Pretending that critics are opposed to constitutional amendment in general is far easier than admitting that the real obstacle is the people themselves.
Even if such amendments were to pass legally, they would still raise serious political and ethical concerns.
Term limits exist for sound reasons.
They prevent the concentration of power, encourage leadership renewal, reduce the risk of authoritarianism, and promote institutional stability.
They also send a powerful signal that no individual is indispensable to the nation.
Once term limits are removed or manipulated to suit one leader, they become meaningless, and future leaders will feel equally entitled to bend the rules for their own benefit.
Zimbabwe’s tragic history is littered with the consequences of leaders who overstayed their welcome.
Weak institutions, economic collapse, political violence, and national stagnation thrive where power is personalized rather than constrained.
Undermining term limits may solve a short-term political problem for ZANU-PF, but it creates long-term instability for the country.
The deliberate misrepresentation of public opposition to these amendments betrays a ruling elite that knows its argument is indefensible.

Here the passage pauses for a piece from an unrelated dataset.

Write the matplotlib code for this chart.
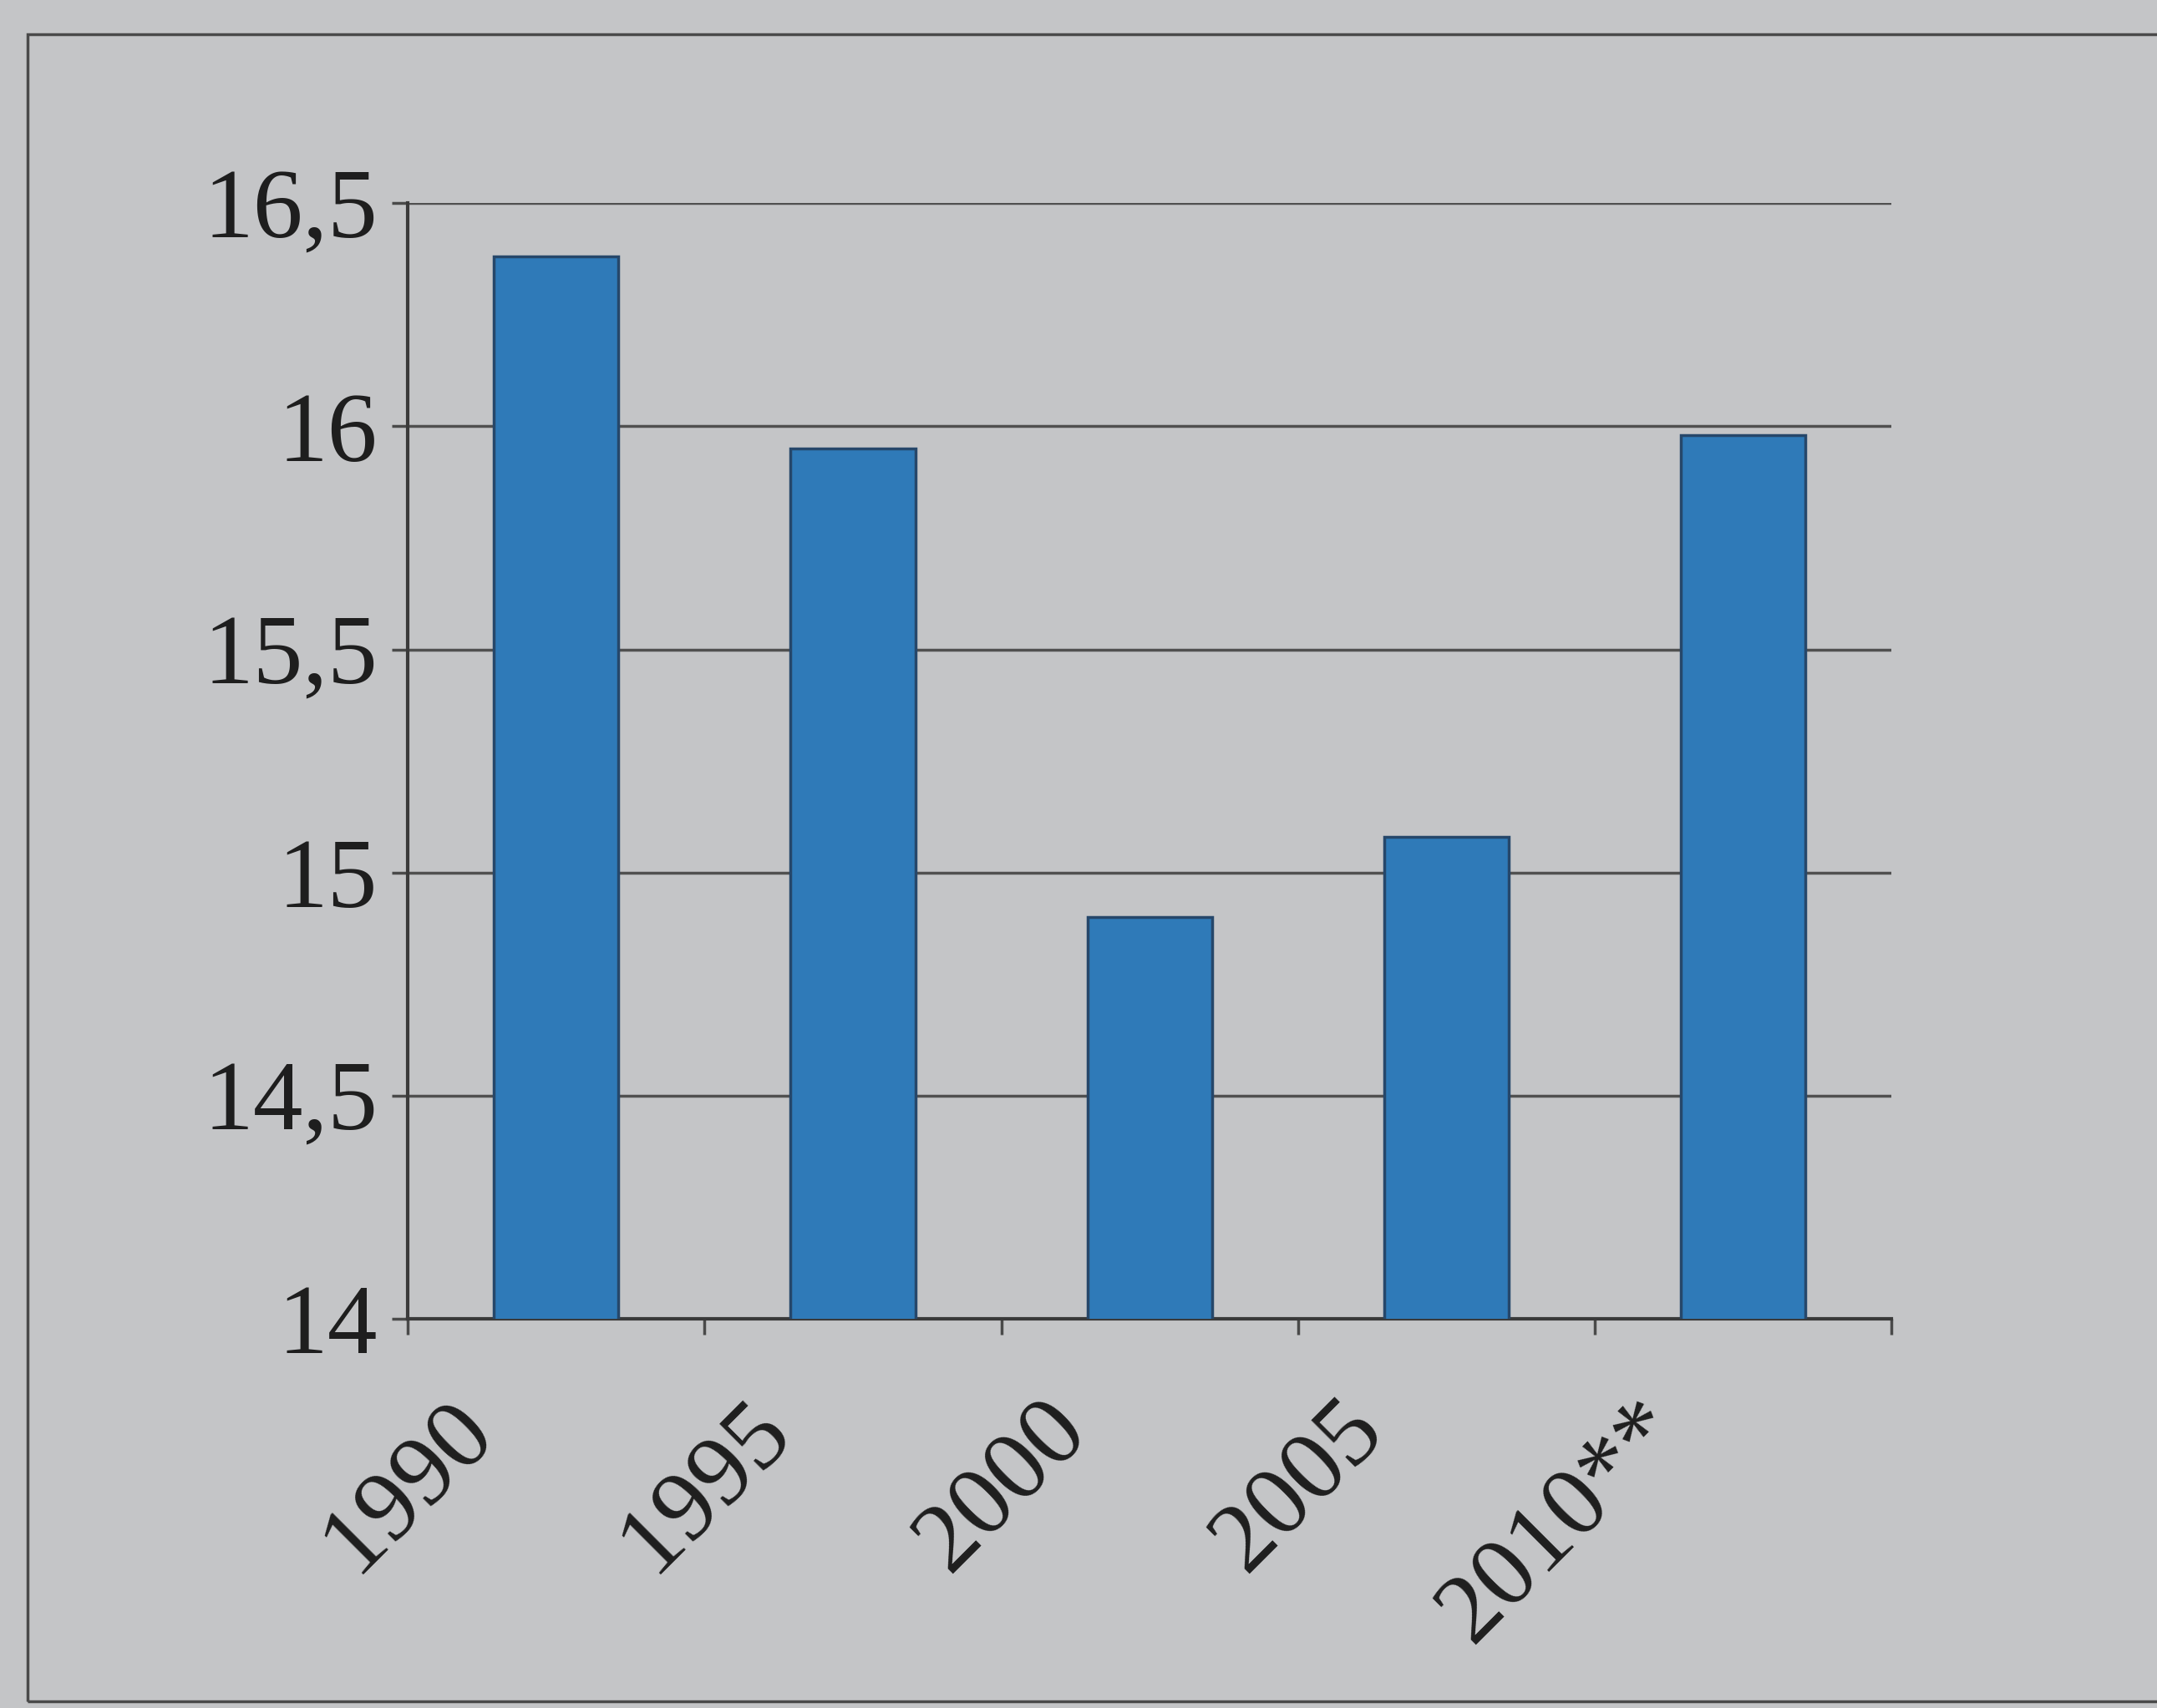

A Constitution is not amended lightly, and certainly not to serve the ambitions of a single individual.
When those in power resort to caricaturing critics and trivializing legitimate concerns, it reveals not confidence, but fear.
So yes, Mr Ziyambi, the Constitution can indeed be amended.
No one disputes that.
But it must be amended lawfully, transparently, and in good faith.
Anything else is not constitutionalism; it is constitutional vandalism.
And Zimbabweans are right to resist it.